Not only does the history of Armenian expressions for 1915 show otherwise, Mr. Mouradian said, but "taking the word they used for their own massacre and using it to deny the fact that that massacre constitutes a genocide" is "complete abuse."

In a commentary cited by Mr. Mouradian, Marc Mamigonian, director of academic affairs of the National Association for Armenian Studies and Research, points out that despite efforts to turn the discussion of terms into proof that diaspora Armenians are "obsessed with the G-word," what is at issue in the apology are two things.

First, to deny "the events of 1915" is to reject not only the term genocide but also, more importantly, its meaning. Second, the apologizers have appropriated the expression Medz Yeghern/Great Catastrophe – an expression they themselves have only recently discovered – and superimposed it on the discussion, as though they possessed either the moral or the scholarly authority to do so.

"If members of the dominant ethnic group in Turkey can properly impose this term on the descendants of genocide survivors, then white Americans might just as well go back to labeling African Americans as ‘negroes'," Mr. Mamigonian writes, tongue in cheek. "After all, it is a word that they themselves formerly used" ("Commentary on the Turkish Apology Campaign," Armenian Weekly, April 25, 2009).

"In the apology campaign the Turkish audience was testing the waters to see how Turkish and Armenian audiences would react to Medz Yeghern," Mr. Mouradian responded to an audience member. "If positively, then other initiatives would have come to the fore."

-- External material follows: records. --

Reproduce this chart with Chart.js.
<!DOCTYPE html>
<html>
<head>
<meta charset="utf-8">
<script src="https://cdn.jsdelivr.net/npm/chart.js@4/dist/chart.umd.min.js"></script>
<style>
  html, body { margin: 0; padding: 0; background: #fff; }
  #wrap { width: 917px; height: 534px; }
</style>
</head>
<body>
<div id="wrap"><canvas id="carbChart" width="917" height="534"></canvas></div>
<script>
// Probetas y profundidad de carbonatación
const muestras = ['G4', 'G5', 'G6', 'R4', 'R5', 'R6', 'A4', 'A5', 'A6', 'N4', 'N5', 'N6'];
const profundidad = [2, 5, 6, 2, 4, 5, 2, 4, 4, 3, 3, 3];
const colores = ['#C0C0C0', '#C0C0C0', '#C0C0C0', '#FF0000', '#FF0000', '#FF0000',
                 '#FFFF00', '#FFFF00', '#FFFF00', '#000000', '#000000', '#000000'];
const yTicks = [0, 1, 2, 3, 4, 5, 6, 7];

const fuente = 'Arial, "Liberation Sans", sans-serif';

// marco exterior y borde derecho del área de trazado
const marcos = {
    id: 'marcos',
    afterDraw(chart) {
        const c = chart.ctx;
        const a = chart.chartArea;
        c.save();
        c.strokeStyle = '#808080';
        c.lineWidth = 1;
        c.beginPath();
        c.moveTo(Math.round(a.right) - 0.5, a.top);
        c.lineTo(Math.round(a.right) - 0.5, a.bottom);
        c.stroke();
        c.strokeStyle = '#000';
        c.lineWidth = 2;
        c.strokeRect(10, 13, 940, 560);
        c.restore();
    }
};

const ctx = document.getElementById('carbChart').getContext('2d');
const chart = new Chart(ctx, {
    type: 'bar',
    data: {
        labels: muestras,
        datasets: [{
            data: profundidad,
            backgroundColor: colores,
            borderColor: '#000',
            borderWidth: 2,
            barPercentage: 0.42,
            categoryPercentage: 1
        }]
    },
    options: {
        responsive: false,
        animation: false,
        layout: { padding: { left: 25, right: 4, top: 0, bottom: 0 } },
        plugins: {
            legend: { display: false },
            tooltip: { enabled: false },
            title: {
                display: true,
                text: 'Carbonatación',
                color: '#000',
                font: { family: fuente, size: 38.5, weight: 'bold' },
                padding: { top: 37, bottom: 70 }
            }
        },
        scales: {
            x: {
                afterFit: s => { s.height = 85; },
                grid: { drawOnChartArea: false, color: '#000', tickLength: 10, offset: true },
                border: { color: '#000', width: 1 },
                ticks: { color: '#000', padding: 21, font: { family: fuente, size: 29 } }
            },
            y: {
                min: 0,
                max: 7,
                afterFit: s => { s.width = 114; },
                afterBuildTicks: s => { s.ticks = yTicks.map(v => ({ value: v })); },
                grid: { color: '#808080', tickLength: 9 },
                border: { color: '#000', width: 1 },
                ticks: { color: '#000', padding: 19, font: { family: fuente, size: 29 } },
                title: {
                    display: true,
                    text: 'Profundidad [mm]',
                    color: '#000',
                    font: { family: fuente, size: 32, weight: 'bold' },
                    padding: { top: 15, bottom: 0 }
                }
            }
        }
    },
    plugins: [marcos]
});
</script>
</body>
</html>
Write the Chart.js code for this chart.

"The reason the word genocide is used exclusively, by Armenians, is because genocide is defined in international law," Mr. Mouradian stated. (For Westerners, he added later, genocide is also easier to pronounce.)

So – apart from its sound – is Medz Yeghern a bad word?

Not necessarily, said Mr. Mouradian. "The term Yeghern, or Medz Yeghern, is the only word that really captures the essence of what happened in 1915. The survivors used that word. It is the only word that could really explain what happened in 1915."